Kyber ransomware becomes first to use quantum-safe encryption

Original: In a first, a ransomware family is confirmed to be quantum-safe

Why This Matters

First confirmed use of quantum-resistant encryption in ransomware signals evolution of cyberthreat tactics

Security firm Rapid7 confirmed that Kyber ransomware uses ML-KEM1024, a post-quantum cryptography standard designed to resist quantum computer attacks. The ransomware encrypts victim files with AES-256 and uses ML-KEM to protect the encryption key.

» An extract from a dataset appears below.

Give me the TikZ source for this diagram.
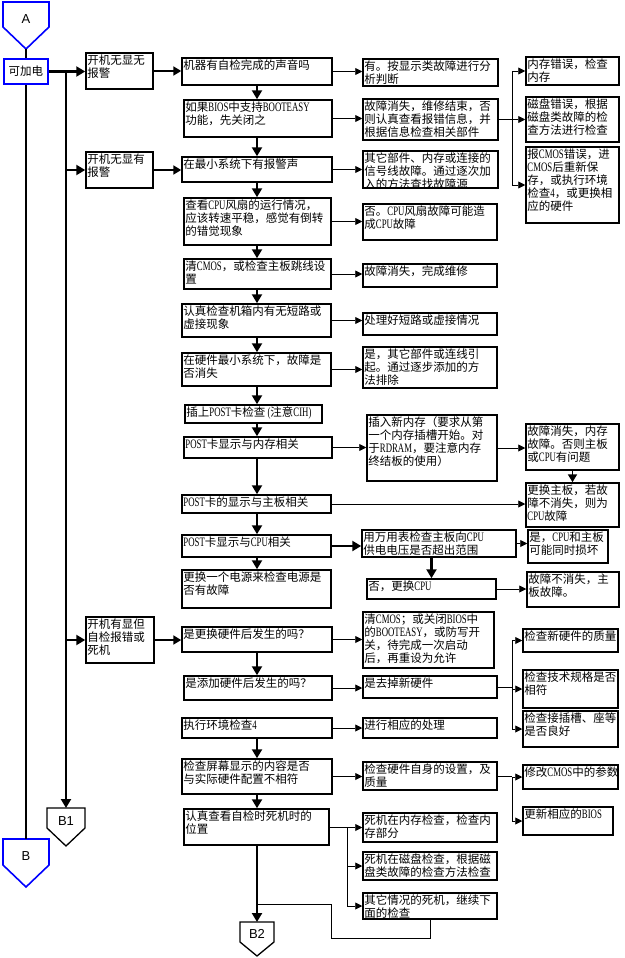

Rapid7 reverse-engineered the Kyber ransomware family, active since September 2025, and found it uses ML-KEM1024, the highest strength version of the post-quantum cryptography standard developed by NIST. The ransomware uses ML-KEM to conceal keys for AES-256 file encryption. Brett Callow of FTI Consulting confirmed this as the first verified case of ransomware implementing post-quantum cryptography. However, researchers noted there's no practical benefit since quantum computers capable of breaking current encryption are at least three years away. A VMware variant claims to use ML-KEM but actually uses RSA-4096. Rapid7's Anna Širokova suggests the implementation is primarily for marketing purposes, making the encryption sound more intimidating to non-technical victims while requiring minimal development effort.